> **Written instruction**:
From the first line of the data down to and including the line with "quarters = quarters[:145]", copy everything exactly, leaving out pictures.

============================================================

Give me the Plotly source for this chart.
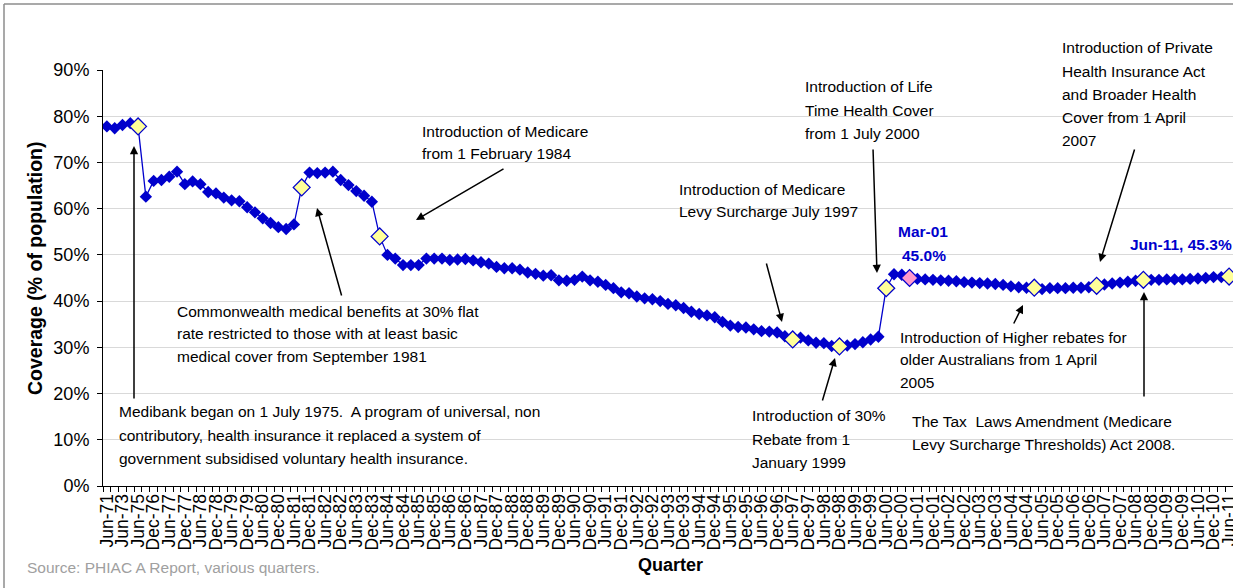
import plotly.graph_objects as go

# ---------------- data ----------------
early_quarters = ["Jun-71", "Jun-72", "Jun-73", "Jun-74", "Jun-75", "Jun-76"]
months = ["Mar", "Jun", "Sep", "Dec"]
quarters = list(early_quarters)
quarters.append("Dec-76")
for yr in range(1977, 2012):
    for m in months:
        lab = f"{m}-{yr % 100:02d}"
        quarters.append(lab)
        if lab == "Jun-11":
            break
quarters = quarters[:145]

coverage = [
    77.8, 77.4, 78.1, 78.5, 77.8,
    62.6, 66.0, 66.2, 66.9, 68.0,
    65.3, 65.9, 65.3, 63.6, 63.3,
    62.4, 61.8, 61.6, 60.3, 59.2,
    57.9, 56.9, 56.0, 55.6, 56.6,
    64.6, 67.8, 67.7, 67.8, 68.0,
    66.2, 65.1, 63.8, 62.8, 61.5,
    54.0, 50.0, 49.2, 47.8, 47.8,
    47.8, 49.2, 49.2, 49.2, 48.9,
    49.0, 49.1, 48.8, 48.4, 48.1,
    47.4, 47.1, 47.1, 46.8, 46.2,
    45.9, 45.5, 45.6, 44.5, 44.4,
    44.6, 45.3, 44.5, 44.2, 43.5,
    42.8, 41.9, 41.7, 41.0, 40.6,
    40.4, 40.0, 39.4, 39.1, 38.5,
    37.7, 37.2, 36.9, 36.5, 35.5,
    34.7, 34.4, 34.3, 33.9, 33.5,
    33.4, 33.2, 32.4, 31.7, 32.1,
    31.5, 31.0, 30.9, 30.3, 30.2,
    30.4, 30.7, 31.1, 31.7, 32.3,
    42.8, 45.8, 45.7, 45.0, 44.8,
    44.7, 44.6, 44.5, 44.4, 44.3,
    44.1, 44.0, 43.9, 43.8, 43.7,
    43.5, 43.2, 43.0, 42.9, 42.9,
    42.6, 42.8, 42.8, 42.8, 42.9,
    42.9, 43.0, 43.3, 43.6, 43.8,
    44.0, 44.2, 44.4, 44.6, 44.6,
    44.6, 44.7, 44.7, 44.7, 44.8,
    44.9, 45.0, 45.2, 45.2, 45.3,
]

policy_quarters = ["Jun-75", "Sep-81", "Mar-84", "Jun-97", "Dec-98",
                   "Jun-00", "Mar-05", "Mar-07", "Sep-08", "Jun-11"]
peak_quarter = ["Mar-01"]

tick_labels = [q if i % 2 == 0 else "" for i, q in enumerate(quarters)]

# ---------------- layout constants ----------------
W, H = 1233, 588
L, R, T, B = 103, 0, 70, 102
PW, PH = W - L - R, H - T - B
FONT = "Liberation Sans, Arial, sans-serif"
BLUE = "#0000CC"


def px(x):
    return (x - L) / PW


def py(y):
    return (H - B - y) / PH


lookup = dict(zip(quarters, coverage))

fig = go.Figure()
fig.add_trace(go.Scatter(
    x=quarters, y=coverage, mode="lines+markers",
    line=dict(color=BLUE, width=1.3),
    marker=dict(symbol="diamond", size=9.5, color=BLUE, line=dict(width=0)),
    showlegend=False, hoverinfo="x+y"))
fig.add_trace(go.Scatter(
    x=policy_quarters, y=[lookup[q] for q in policy_quarters], mode="markers",
    marker=dict(symbol="diamond", size=13, color="#FFFF99",
                line=dict(color=BLUE, width=1.3)),
    showlegend=False, cliponaxis=False))
fig.add_trace(go.Scatter(
    x=peak_quarter, y=[lookup[q] for q in peak_quarter], mode="markers",
    marker=dict(symbol="diamond", size=13, color="#FF99CC",
                line=dict(color=BLUE, width=1.3)),
    showlegend=False))

shapes = []
# chart-area frame (left & top edges visible)
shapes.append(dict(type="line", xref="paper", yref="paper",
                   x0=px(4), x1=px(4), y0=py(4), y1=py(600),
                   line=dict(color="#8C8C8C", width=1.5)))
shapes.append(dict(type="line", xref="paper", yref="paper",
                   x0=px(4), x1=px(1240), y0=py(4), y1=py(4),
                   line=dict(color="#8C8C8C", width=1.5)))

# white text-box backgrounds (hide gridlines)
boxes = [
    (413, 118, 602, 168), (170, 292, 503, 396), (110, 398, 545, 470),
    (670, 176, 862, 224), (797, 74, 935, 146), (1053, 36, 1211, 152),
    (892, 325, 1135, 396), (900, 408, 1185, 456), (745, 402, 893, 474),
    (895, 222, 952, 265), (1125, 234, 1240, 256),
]
for x0, y0, x1, y1 in boxes:
    shapes.append(dict(type="rect", xref="paper", yref="paper", layer="between",
                       x0=px(x0), x1=px(x1), y0=py(y1), y1=py(y0),
                       fillcolor="white", line=dict(width=0)))

annotations = []
text_blocks = [
    (420, [131, 154], ["Introduction of Medicare", "from 1 February 1984"]),
    (175, [311, 333, 356], ["Commonwealth medical benefits at 30% flat",
                            "rate restricted to those with at least basic",
                            "medical cover from September 1981"]),
    (117, [411, 435, 458], ["Medibank began on 1 July 1975.  A program of universal, non",
                            "contributory, health insurance it replaced a system of",
                            "government subsidised voluntary health insurance."]),
    (677, [189, 211], ["Introduction of Medicare", "Levy Surcharge July 1997"]),
    (803, [87, 110, 133], ["Introduction of Life", "Time Health Cover", "from 1 July 2000"]),
    (1060, [48, 71, 94, 117, 140], ["Introduction of Private", "Health Insurance Act",
                                    "and Broader Health", "Cover from 1 April", "2007"]),
    (898, [337, 359, 382], ["Introduction of Higher rebates for",
                            "older Australians from 1 April", "2005"]),
    (910, [421, 444], ["The Tax  Laws Amendment (Medicare",
                       "Levy Surcharge Thresholds) Act 2008."]),
    (750, [415, 439, 462], ["Introduction of 30%", "Rebate from 1", "January 1999"]),
]
for x, ys, lines in text_blocks:
    for yy, t in zip(ys, lines):
        annotations.append(dict(x=px(x), y=py(yy), xref="paper", yref="paper",
                                xanchor="left", yanchor="middle", showarrow=False,
                                text=t, font=dict(family=FONT, size=15.5, color="black")))

# value call-outs
annotations.append(dict(x=px(923), y=py(232), xref="paper", yref="paper",
                        xanchor="center", yanchor="middle", showarrow=False,
                        text="<b>Mar-01</b>", font=dict(family=FONT, size=15.5, color=BLUE)))
annotations.append(dict(x=px(924), y=py(255), xref="paper", yref="paper",
                        xanchor="center", yanchor="middle", showarrow=False,
                        text="<b>45.0%</b>", font=dict(family=FONT, size=15.5, color=BLUE)))
annotations.append(dict(x=px(1128), y=py(245), xref="paper", yref="paper",
                        xanchor="left", yanchor="middle", showarrow=False,
                        text="<b>Jun-11, 45.3%</b>", font=dict(family=FONT, size=15.5, color=BLUE)))

# arrows: (tail_x, tail_y, head_x, head_y) in pixels
arrows = [
    (134, 400, 134, 146), (342, 297, 317, 208), (505, 168, 416, 220),
    (766, 262, 782, 322), (873, 148, 877, 273), (822, 402, 835, 358),
    (1013, 325, 1023, 305), (1135, 148, 1100, 262), (1144, 398, 1144, 292),
]
for tx, ty, hx, hy in arrows:
    annotations.append(dict(x=px(hx), y=py(hy), xref="paper", yref="paper",
                            ax=tx - hx, ay=ty - hy, text="", showarrow=True,
                            arrowhead=2, arrowsize=1.1, arrowwidth=1.5,
                            arrowcolor="black"))

# titles and source
annotations.append(dict(x=px(670), y=py(577), xref="paper", yref="paper",
                        showarrow=False, text="<b>Quarter</b>",
                        font=dict(family=FONT, size=18, color="black")))
annotations.append(dict(x=px(22), y=py(268), xref="paper", yref="paper",
                        showarrow=False, textangle=-90,
                        text="<b>Coverage (% of population)</b>",
                        font=dict(family=FONT, size=19.5, color="black")))
annotations.append(dict(x=px(25), y=py(578), xref="paper", yref="paper",
                        xanchor="left", showarrow=False,
                        text="Source: PHIAC A Report, various quarters.",
                        font=dict(family=FONT, size=15.5, color="#A0A0A0")))

fig.update_layout(
    width=W, height=H,
    margin=dict(l=L, r=R, t=T, b=B, autoexpand=False),
    paper_bgcolor="white", plot_bgcolor="white",
    font=dict(family=FONT, color="black"),
    shapes=shapes, annotations=annotations,
    xaxis=dict(type="category", range=[-0.5, len(quarters) - 0.5],
               tickmode="array", tickvals=quarters, ticktext=tick_labels,
               tickangle=-90, tickfont=dict(size=17.5, family=FONT, color="black"),
               ticks="outside", ticklen=5, tickcolor="black", tickson="boundaries",
               showline=True, linecolor="black", linewidth=1,
               showgrid=False, automargin=False),
    yaxis=dict(range=[0, 90], dtick=10, ticksuffix="%",
               tickfont=dict(size=18, family=FONT, color="black"),
               ticks="outside", ticklen=5, tickcolor="black", ticklabelstandoff=4,
               showline=True, linecolor="black", linewidth=1,
               showgrid=True, gridcolor="#D9D9D9", gridwidth=1,
               zeroline=False, automargin=False),
)

fig.write_html(
    "out.html",
    config={"displayModeBar": False},
    post_script="document.body.style.margin='0px';document.body.style.overflow='hidden';",
)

============================================================

> **Exercise response**:
Give me the Plotly source for this chart.
import plotly.graph_objects as go

# ---------------- data ----------------
early_quarters = ["Jun-71", "Jun-72", "Jun-73", "Jun-74", "Jun-75", "Jun-76"]
months = ["Mar", "Jun", "Sep", "Dec"]
quarters = list(early_quarters)
quarters.append("Dec-76")
for yr in range(1977, 2012):
    for m in months:
        lab = f"{m}-{yr % 100:02d}"
        quarters.append(lab)
        if lab == "Jun-11":
            break
quarters = quarters[:145]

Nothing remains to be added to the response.